On Tue, Mar 21, 2017 at 1:37 AM, ıuoʎ <yonjah@xxxxxxxxx> wrote:
On Mon, Mar 20, 2017 at 9:58 PM, Timo Juhani Lindfors
<timo.lindfors@xxxxxx> wrote:
> ıuoʎ <yonjah@xxxxxxxxx> writes:
>> I have a host running a few guests all configured to autostart.
>> I'm also using libvirt-guests to suspend the guests when the host
>> restarts or shuts down
>
> I have a similar setup. I solved it by writing a small daemon that syncs
> system time from RTC time if the error is larger than 10 seconds. This
> guarantees that my VM time will be in sync with the host very fast. If
> I'd run ntpd it would take minutes for the resumed VM to notice that
> something happened.
Yea I created another systemd service that will sync the time of all
running machines on host boot.
I was just wondering if I was missing something with libvirt-guests
and autostart.
I haven't noticed any issues with the time discrepancies on running
guests so I hope this will be enough.
Not tested myself, but in /etc/sysconfig/libvirt-guests there is at the end this:
# If non-zero, try to sync guest time on domain resume. Be aware, that
# this requires guest agent with support for time synchronization
# running in the guest.
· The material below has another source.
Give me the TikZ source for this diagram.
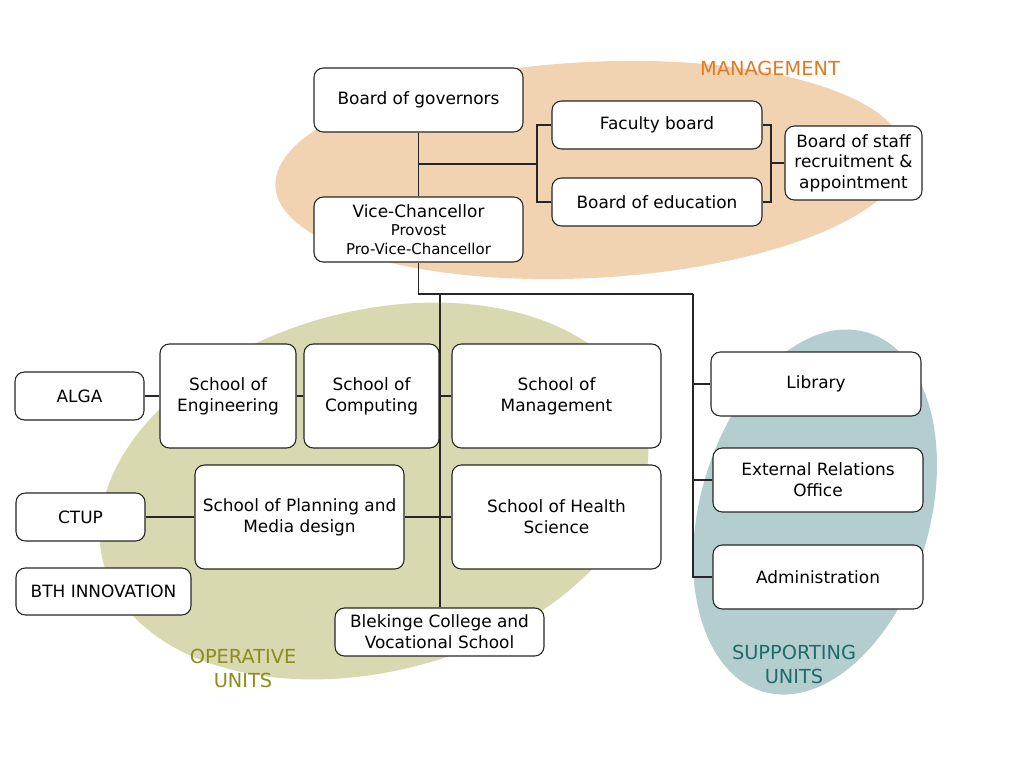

For instance, qemu-ga doesn't support guest time
# synchronization on Windows guests, but Linux ones. By default, this
# functionality is turned off.
#SYNC_TIME=1
From the comment contents it seems the default is actually 0, so if you have not already done it, you can put
SYNC_TIME=1
This I think requires also to install inside the guest the qemu-guest-agent package and enabling qemu-guest-agent service.